Iran's foreign ministry declared Monday that there were "no plans" to resume talks, stating the autocratic regime doesn't "believe in deadlines or ultimatums to secure Iran's national interests."

Expanding Battlefield Beyond the Persian Gulf

Kessel noted that while the Strait of Hormuz remains strategically vital, the conflict's impact has expanded significantly.

"The centre of gravity in this moment still remains the Strait of Hormuz, but the battlefield has expanded," he said. "It's no longer just about transit through Hormuz. It's about choking Iran's ability to use its own ports and shipping."

The former diplomat described Washington's approach as systematically stripping away Iran's economic leverage through port restrictions and maritime enforcement.

Maximum Pressure Strategy

"You don't send envoys while easing pressure, you send them while tightening it. That's the playbook we're seeing," Kessel explained.

He characterized the U.S. strategy as making Iran "economically and logistically immobile" through port constraints, vessel interdictions, and neutralizing energy leverage to limit capability without full-scale war.

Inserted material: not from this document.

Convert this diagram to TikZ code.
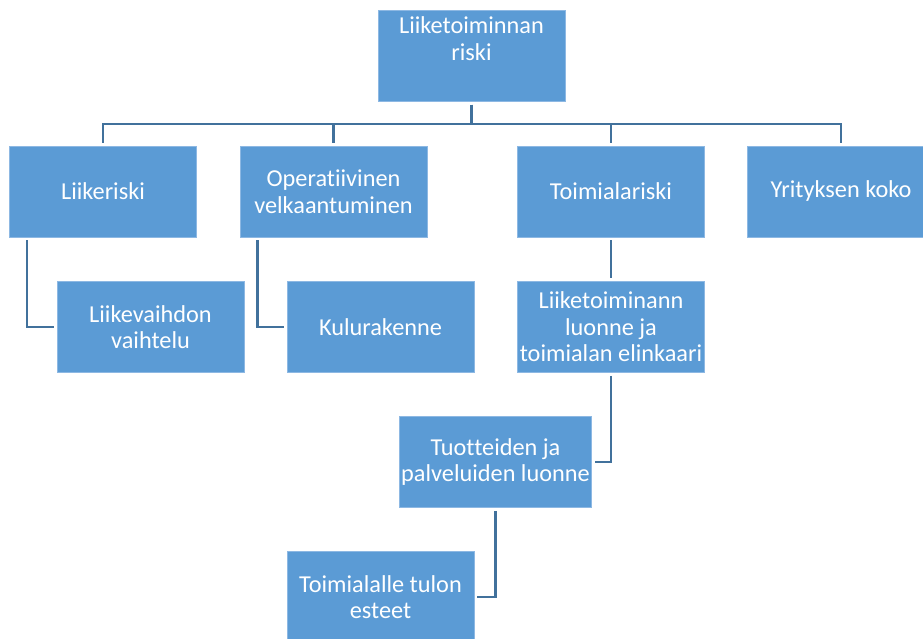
\documentclass[tikz,border=0pt]{standalone}
\usepackage{fontspec}
\setmainfont{Carlito}[Ligatures=NoCommon]
\definecolor{boxblue}{HTML}{5B9BD5}
\definecolor{edgeblue}{HTML}{8DB8E3}
\definecolor{linkblue}{HTML}{41719C}
\begin{document}
\begin{tikzpicture}[x=1pt,y=-1pt,
  box/.style={rectangle, fill=boxblue, draw=edgeblue, line width=0.8pt, text=white,
    minimum width=187pt, minimum height=91pt, align=center, inner sep=2pt,
    font=\fontsize{24.3}{26.5}\selectfont},
  boxtext/.style={text=white, align=center, inner sep=2pt,
    font=\fontsize{24.3}{26.5}\selectfont},
  link/.style={draw=linkblue, line width=2.3pt, shorten <=3pt, shorten >=3pt}]
\useasboundingbox (0,0) rectangle (923,639);
\begin{scope}
\clip (0,0) rectangle (923,639);
\node[box] (top) at (471.5,56) {};
\node[boxtext, anchor=north] (toptext) at ([yshift=-4.5pt]top.north) {Liiketoiminnan\\riski};
\node[box] (b1) at (103,191.5) {Liikeriski};
\node[box] (b2) at (333.5,191.5) {Operatiivinen\\velkaantuminen};
\node[box] (b3) at (611,191.5) {Toimialariski};
\node[box] (b4) at (841,191.5) {Yrityksen koko};
\node[box] (c1) at (150.5,327) {Liikevaihdon\\vaihtelu};
\node[box] (c2) at (380.5,327) {Kulurakenne};
\node[box] (c3) at (611,327) {Liiketoiminann\\luonne ja\\toimialan elinkaari};
\node[box] (d1) at (495.5,462) {Tuotteiden ja\\palveluiden luonne};
\node[box] (e1) at (380.5,597) {Toimialalle tulon\\esteet};
\coordinate (bus) at (0,124);
\end{scope}
\draw[link] (top.south) -- (top.south |- bus) -| (b1.north);
\draw[link] (top.south) -- (top.south |- bus) -| (b2.north);
\draw[link] (top.south) -- (top.south |- bus) -| (b3.north);
\draw[link] (top.south) -- (top.south |- bus) -| (b4.north);
\draw[link] ([xshift=-76pt]b1.south) |- (c1.west);
\draw[link] ([xshift=-76pt]b2.south) |- (c2.west);
\draw[link] (b3.south) -- (c3.north);
\draw[link] (c3.south) |- (d1.east);
\draw[link] (d1.south) |- (e1.east);
\end{tikzpicture}
\end{document}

"Iran's core leverage is being stripped away systematically," Kessel observed. "All of this pressure points in one real direction: That Iran is losing its ability to coerce the global economy."

Historical Moment of Decision

Kessel concluded that the current situation represents a pivotal historical moment where Western powers must choose between pushing for advantage or stepping back.

"This will be remembered as a moment that we either push for advantage or step back," he said, emphasizing that appeasement isn't a viable option when dealing with Tehran's regime.

The former diplomat's warnings come as global attention remains focused on the Persian Gulf region, where ongoing crude oil tanker traffic through the strategically vital Strait of Hormuz continues to face uncertainty, with visible impacts at gas pumps worldwide.